WHAT THE TASK REQUIRES
Render the material again word for word, skipping the pictures in it.

DATASET CONTENT
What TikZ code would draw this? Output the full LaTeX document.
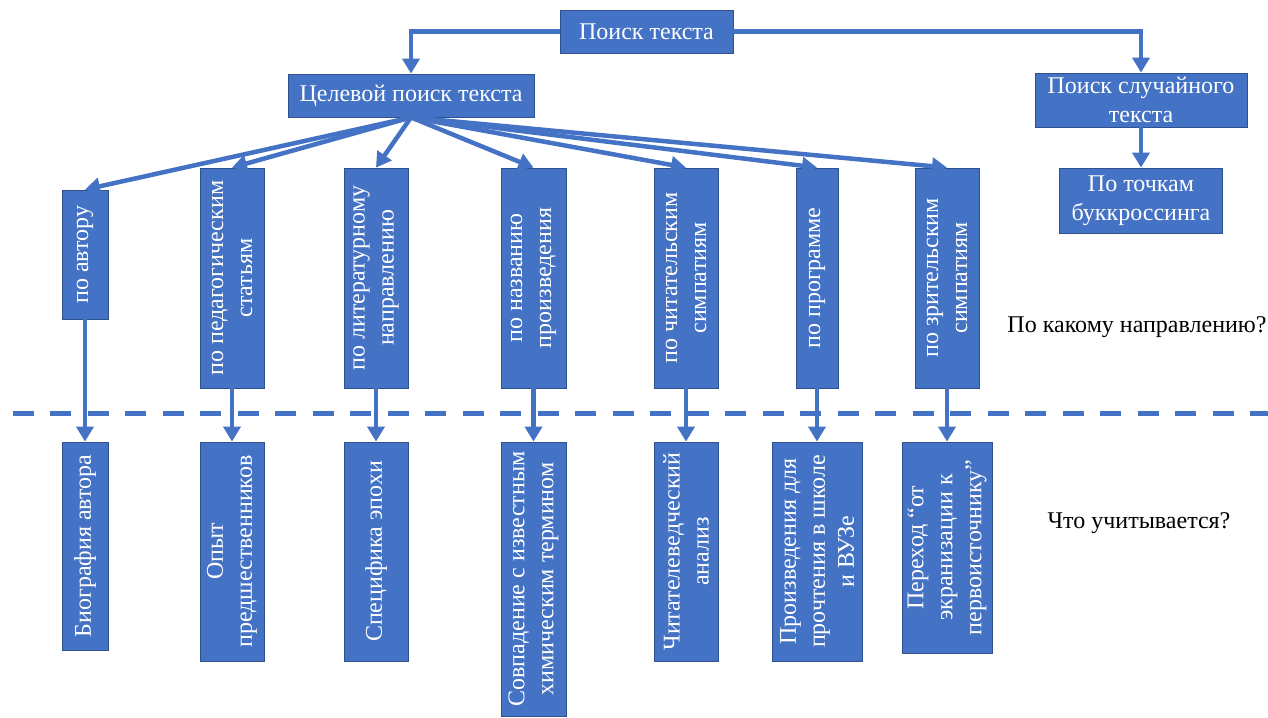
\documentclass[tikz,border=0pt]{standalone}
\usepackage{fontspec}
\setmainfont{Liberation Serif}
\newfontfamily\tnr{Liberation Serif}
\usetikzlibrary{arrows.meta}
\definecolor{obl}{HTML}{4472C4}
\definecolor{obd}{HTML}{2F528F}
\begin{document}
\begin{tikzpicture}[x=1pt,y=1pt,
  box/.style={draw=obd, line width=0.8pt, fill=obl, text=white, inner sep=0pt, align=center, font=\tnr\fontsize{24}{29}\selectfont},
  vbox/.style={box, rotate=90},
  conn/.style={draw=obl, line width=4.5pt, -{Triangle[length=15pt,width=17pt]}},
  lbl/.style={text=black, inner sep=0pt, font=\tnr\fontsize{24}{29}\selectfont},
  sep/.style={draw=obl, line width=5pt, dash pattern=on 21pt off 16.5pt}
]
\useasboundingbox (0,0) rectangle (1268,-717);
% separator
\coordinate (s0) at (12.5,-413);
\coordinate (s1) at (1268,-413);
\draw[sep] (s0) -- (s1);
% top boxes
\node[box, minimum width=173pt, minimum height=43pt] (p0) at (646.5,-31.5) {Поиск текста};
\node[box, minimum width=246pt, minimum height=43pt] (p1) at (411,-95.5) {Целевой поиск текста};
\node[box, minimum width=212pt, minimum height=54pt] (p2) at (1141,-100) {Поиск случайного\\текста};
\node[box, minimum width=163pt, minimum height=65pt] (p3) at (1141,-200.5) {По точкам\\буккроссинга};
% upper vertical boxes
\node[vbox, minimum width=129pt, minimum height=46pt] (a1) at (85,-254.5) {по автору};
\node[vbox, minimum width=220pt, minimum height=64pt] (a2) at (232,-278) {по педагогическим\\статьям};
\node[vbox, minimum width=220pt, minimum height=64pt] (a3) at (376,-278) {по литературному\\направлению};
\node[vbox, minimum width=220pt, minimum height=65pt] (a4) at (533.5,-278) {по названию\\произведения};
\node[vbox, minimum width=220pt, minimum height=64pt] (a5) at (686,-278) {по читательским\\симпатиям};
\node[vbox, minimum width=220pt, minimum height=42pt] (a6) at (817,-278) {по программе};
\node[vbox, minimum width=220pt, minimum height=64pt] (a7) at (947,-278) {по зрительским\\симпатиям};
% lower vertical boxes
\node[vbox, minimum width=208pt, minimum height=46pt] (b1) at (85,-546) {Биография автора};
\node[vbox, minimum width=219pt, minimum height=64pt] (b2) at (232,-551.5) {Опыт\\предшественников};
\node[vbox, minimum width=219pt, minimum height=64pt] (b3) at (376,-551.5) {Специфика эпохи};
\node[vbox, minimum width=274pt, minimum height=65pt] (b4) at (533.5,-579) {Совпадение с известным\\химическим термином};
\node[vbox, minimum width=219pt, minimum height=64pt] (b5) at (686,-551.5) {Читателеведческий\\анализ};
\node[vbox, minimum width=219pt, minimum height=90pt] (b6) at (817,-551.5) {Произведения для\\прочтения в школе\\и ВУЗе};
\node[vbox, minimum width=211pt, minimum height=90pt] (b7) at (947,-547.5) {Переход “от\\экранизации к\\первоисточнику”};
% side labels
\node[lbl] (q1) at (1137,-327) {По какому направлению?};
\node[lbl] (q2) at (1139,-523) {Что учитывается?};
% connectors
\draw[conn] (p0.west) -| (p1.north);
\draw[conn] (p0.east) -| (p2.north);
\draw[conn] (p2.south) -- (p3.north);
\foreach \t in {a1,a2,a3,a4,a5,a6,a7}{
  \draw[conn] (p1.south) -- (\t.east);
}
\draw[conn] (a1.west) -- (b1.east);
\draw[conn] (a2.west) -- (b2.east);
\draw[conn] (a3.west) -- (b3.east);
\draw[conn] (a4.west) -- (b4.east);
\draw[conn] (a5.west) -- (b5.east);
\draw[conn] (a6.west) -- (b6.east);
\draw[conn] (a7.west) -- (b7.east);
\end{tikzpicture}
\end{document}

OUTPUT OF THE EXERCISE
What TikZ code would draw this? Output the full LaTeX document.
\documentclass[tikz,border=0pt]{standalone}
\usepackage{fontspec}
\setmainfont{Liberation Serif}
\newfontfamily\tnr{Liberation Serif}
\usetikzlibrary{arrows.meta}
\definecolor{obl}{HTML}{4472C4}
\definecolor{obd}{HTML}{2F528F}
\begin{document}
\begin{tikzpicture}[x=1pt,y=1pt,
  box/.style={draw=obd, line width=0.8pt, fill=obl, text=white, inner sep=0pt, align=center, font=\tnr\fontsize{24}{29}\selectfont},
  vbox/.style={box, rotate=90},
  conn/.style={draw=obl, line width=4.5pt, -{Triangle[length=15pt,width=17pt]}},
  lbl/.style={text=black, inner sep=0pt, font=\tnr\fontsize{24}{29}\selectfont},
  sep/.style={draw=obl, line width=5pt, dash pattern=on 21pt off 16.5pt}
]
\useasboundingbox (0,0) rectangle (1268,-717);
% separator
\coordinate (s0) at (12.5,-413);
\coordinate (s1) at (1268,-413);
\draw[sep] (s0) -- (s1);
% top boxes
\node[box, minimum width=173pt, minimum height=43pt] (p0) at (646.5,-31.5) {Поиск текста};
\node[box, minimum width=246pt, minimum height=43pt] (p1) at (411,-95.5) {Целевой поиск текста};
\node[box, minimum width=212pt, minimum height=54pt] (p2) at (1141,-100) {Поиск случайного\\текста};
\node[box, minimum width=163pt, minimum height=65pt] (p3) at (1141,-200.5) {По точкам\\буккроссинга};
% upper vertical boxes
\node[vbox, minimum width=129pt, minimum height=46pt] (a1) at (85,-254.5) {по автору};
\node[vbox, minimum width=220pt, minimum height=64pt] (a2) at (232,-278) {по педагогическим\\статьям};
\node[vbox, minimum width=220pt, minimum height=64pt] (a3) at (376,-278) {по литературному\\направлению};
\node[vbox, minimum width=220pt, minimum height=65pt] (a4) at (533.5,-278) {по названию\\произведения};
\node[vbox, minimum width=220pt, minimum height=64pt] (a5) at (686,-278) {по читательским\\симпатиям};
\node[vbox, minimum width=220pt, minimum height=42pt] (a6) at (817,-278) {по программе};
\node[vbox, minimum width=220pt, minimum height=64pt] (a7) at (947,-278) {по зрительским\\симпатиям};
% lower vertical boxes
\node[vbox, minimum width=208pt, minimum height=46pt] (b1) at (85,-546) {Биография автора};
\node[vbox, minimum width=219pt, minimum height=64pt] (b2) at (232,-551.5) {Опыт\\предшественников};
\node[vbox, minimum width=219pt, minimum height=64pt] (b3) at (376,-551.5) {Специфика эпохи};
\node[vbox, minimum width=274pt, minimum height=65pt] (b4) at (533.5,-579) {Совпадение с известным\\химическим термином};
\node[vbox, minimum width=219pt, minimum height=64pt] (b5) at (686,-551.5) {Читателеведческий\\анализ};
\node[vbox, minimum width=219pt, minimum height=90pt] (b6) at (817,-551.5) {Произведения для\\прочтения в школе\\и ВУЗе};
\node[vbox, minimum width=211pt, minimum height=90pt] (b7) at (947,-547.5) {Переход “от\\экранизации к\\первоисточнику”};
% side labels
\node[lbl] (q1) at (1137,-327) {По какому направлению?};
\node[lbl] (q2) at (1139,-523) {Что учитывается?};
% connectors
\draw[conn] (p0.west) -| (p1.north);
\draw[conn] (p0.east) -| (p2.north);
\draw[conn] (p2.south) -- (p3.north);
\foreach \t in {a1,a2,a3,a4,a5,a6,a7}{
  \draw[conn] (p1.south) -- (\t.east);
}
\draw[conn] (a1.west) -- (b1.east);
\draw[conn] (a2.west) -- (b2.east);
\draw[conn] (a3.west) -- (b3.east);
\draw[conn] (a4.west) -- (b4.east);
\draw[conn] (a5.west) -- (b5.east);
\draw[conn] (a6.west) -- (b6.east);
\draw[conn] (a7.west) -- (b7.east);
\end{tikzpicture}
\end{document}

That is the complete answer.